Curbing excessive pay
The Americans and Europeans are putting curbs on excessive pay, which they blame for the greed that it fostered - the very greed that they claim had helped spark the worst recession since the Great Depression of 1929.
While the curbs are aimed at the financial hot shots who made millions on Wall Street, they are likely to spread to other sectors and filter down the job ladder. And in a globalised age, the restraint imposed on pay in the West will find its way to the rest of the world.

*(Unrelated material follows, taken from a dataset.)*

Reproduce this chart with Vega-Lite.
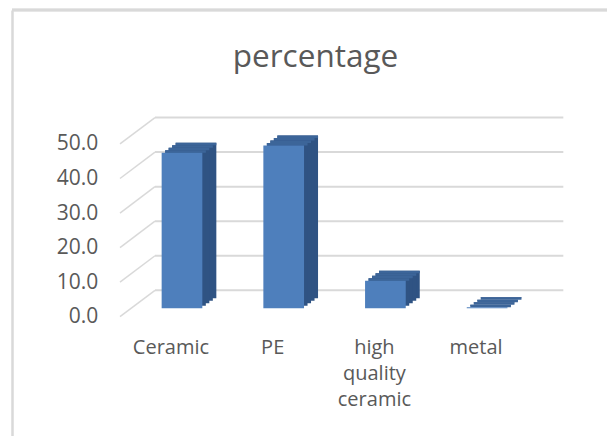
{
  "$schema": "https://vega.github.io/schema/vega-lite/v6.json",
  "width": 595,
  "height": 426,
  "autosize": "none",
  "padding": {"left": 12, "top": 10, "right": 0, "bottom": 0},
  "background": "white",
  "config": {
    "view": {"stroke": null},
    "font": "Open Sans",
    "axis": {"labelFont": "Open Sans", "titleFont": "Open Sans"}
  },
  "title": {
    "text": "percentage",
    "fontSize": 31.5,
    "font": "Open Sans",
    "fontWeight": "normal",
    "color": "#595959",
    "anchor": "middle",
    "frame": "group",
    "baseline": "alphabetic",
    "offset": -90,
    "dx": 6
  },
  "data": {
    "values": [
      {"material": "Ceramic", "percentage": 45.0},
      {"material": "PE", "percentage": 47.1},
      {"material": "high quality ceramic", "percentage": 8.0},
      {"material": "metal", "percentage": 0.3}
    ]
  },
  "layer": [
    {
      "mark": {"type": "rule", "color": "#d9d9d9", "strokeWidth": 2.5},
      "encoding": {
        "y": {"datum": 86.34, "type": "quantitative", "axis": null,
              "scale": {"domain": [-36.96, 86.34], "nice": false, "zero": false}}
      }
    },
    {
      "data": {"values": [{"v": 0}, {"v": 10}, {"v": 20}, {"v": 30}, {"v": 40}, {"v": 50}]},
      "mark": {"type": "rule", "color": "#d9d9d9", "strokeWidth": 2, "yOffset": -18, "y2Offset": -18, "xOffset": -27, "x2Offset": 76.2},
      "encoding": {
        "x": {"datum": "Ceramic", "type": "nominal", "axis": null,
              "scale": {"domain": ["Ceramic", "PE", "high quality ceramic", "metal"],
                        "range": [149.65, 495.45], "paddingInner": 0.6, "paddingOuter": 0}},
        "x2": {"datum": "metal"},
        "y": {"field": "v", "type": "quantitative", "axis": null},
        "y2": {"field": "v"}
      }
    },
    {
      "data": {"values": [{"v": 0}, {"v": 10}, {"v": 20}, {"v": 30}, {"v": 40}, {"v": 50}]},
      "mark": {"type": "rule", "color": "#d9d9d9", "strokeWidth": 1.5, "yOffset": 8.4, "y2Offset": -18, "xOffset": -62, "x2Offset": -27},
      "encoding": {
        "x": {"datum": "Ceramic", "type": "nominal", "axis": null},
        "x2": {"datum": "Ceramic"},
        "y": {"field": "v", "type": "quantitative", "axis": null},
        "y2": {"field": "v"}
      }
    },
    {
      "mark": {"type": "bar", "color": "#2f5383", "xOffset": 14, "yOffset": -10, "y2Offset": -10},
      "encoding": {
        "x": {"field": "material", "type": "nominal", "sort": null,
              "scale": {"domain": ["Ceramic", "PE", "high quality ceramic", "metal"],
                        "range": [149.65, 495.45], "paddingInner": 0.6, "paddingOuter": 0},
              "axis": null},
        "y": {"field": "percentage", "type": "quantitative",
              "axis": {"orient": "left", "title": null, "labels": false, "ticks": false, "grid": false,
                       "domain": true, "domainColor": "#d9d9d9", "domainWidth": 2.5, "offset": 0}},
        "y2": {"datum": 0}
      }
    },
    {
      "mark": {"type": "bar", "color": "#2f5383", "xOffset": 10.5, "yOffset": -7.5, "y2Offset": -7.5},
      "encoding": {
        "x": {"field": "material", "type": "nominal", "sort": null, "axis": null},
        "y": {"field": "percentage", "type": "quantitative", "axis": null},
        "y2": {"datum": 0}
      }
    },
    {
      "mark": {"type": "bar", "color": "#2f5383", "xOffset": 7, "yOffset": -5, "y2Offset": -5},
      "encoding": {
        "x": {"field": "material", "type": "nominal", "sort": null, "axis": null},
        "y": {"field": "percentage", "type": "quantitative", "axis": null},
        "y2": {"datum": 0}
      }
    },
    {
      "mark": {"type": "bar", "color": "#2f5383", "xOffset": 3.5, "yOffset": -2.5, "y2Offset": -2.5},
      "encoding": {
        "x": {"field": "material", "type": "nominal", "sort": null, "axis": null},
        "y": {"field": "percentage", "type": "quantitative", "axis": null},
        "y2": {"datum": 0}
      }
    },
    {
      "mark": {"type": "bar", "color": "#3c6599", "xOffset": 14, "yOffset": -10, "y2Offset": -7.5},
      "encoding": {
        "x": {"field": "material", "type": "nominal", "sort": null, "axis": null},
        "y": {"field": "percentage", "type": "quantitative", "axis": null},
        "y2": {"field": "percentage"}
      }
    },
    {
      "mark": {"type": "bar", "color": "#3c6599", "xOffset": 10.5, "yOffset": -7.5, "y2Offset": -5},
      "encoding": {
        "x": {"field": "material", "type": "nominal", "sort": null, "axis": null},
        "y": {"field": "percentage", "type": "quantitative", "axis": null},
        "y2": {"field": "percentage"}
      }
    },
    {
      "mark": {"type": "bar", "color": "#3c6599", "xOffset": 7, "yOffset": -5, "y2Offset": -2.5},
      "encoding": {
        "x": {"field": "material", "type": "nominal", "sort": null, "axis": null},
        "y": {"field": "percentage", "type": "quantitative", "axis": null},
        "y2": {"field": "percentage"}
      }
    },
    {
      "mark": {"type": "bar", "color": "#3c6599", "xOffset": 3.5, "yOffset": -2.5, "y2Offset": 0},
      "encoding": {
        "x": {"field": "material", "type": "nominal", "sort": null, "axis": null},
        "y": {"field": "percentage", "type": "quantitative", "axis": null},
        "y2": {"field": "percentage"}
      }
    },
    {
      "mark": {"type": "bar", "color": "#4e7fbc"},
      "encoding": {
        "x": {"field": "material", "type": "nominal", "sort": null,
              "axis": {"orient": "bottom", "title": null, "domain": false, "ticks": false, "grid": false,
                       "offset": -99, "labelPadding": 0, "labelAngle": 0, "labelFontSize": 20,
                       "labelColor": "#595959", "labelBaseline": "top", "labelLineHeight": 26,
                       "labelOffset": -11, "labelExpr": "split(datum.label, ' ')",
                       "labelOverlap": false, "labelBound": false, "labelFlush": false}},
        "y": {"field": "percentage", "type": "quantitative",
              "axis": {"orient": "left", "title": null, "domain": false, "ticks": false, "grid": false,
                       "offset": -87.7, "labelPadding": 2, "labelFontSize": 21, "labelColor": "#595959",
                       "values": [0, 10, 20, 30, 40, 50], "format": ".1f", "labelOffset": 8.4,
                       "labelOverlap": false, "labelBound": false, "labelFlush": false}},
        "y2": {"datum": 0}
      }
    }
  ],
  "resolve": {"axis": {"x": "independent", "y": "independent"}}
}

It is the same as how the massive unemployment spawned by the economic downturn in that part of the world has extended its reach, resulting in a shocking 51 million people jobless worldwide in this year alone, according to an estimate by the International Labour Organization. So there is a record number of people hungry for jobs out there - and they won't mind working for less pay, keeping the downward pressures on compensation. While Singapore's move to moderate the inflow of foreign workers may keep many of these jobless out, there's no stopping companies in a borderless world to relocate to where labour is cheaper. And the incentive to do so is stronger with the even tougher competition in the post-recession period.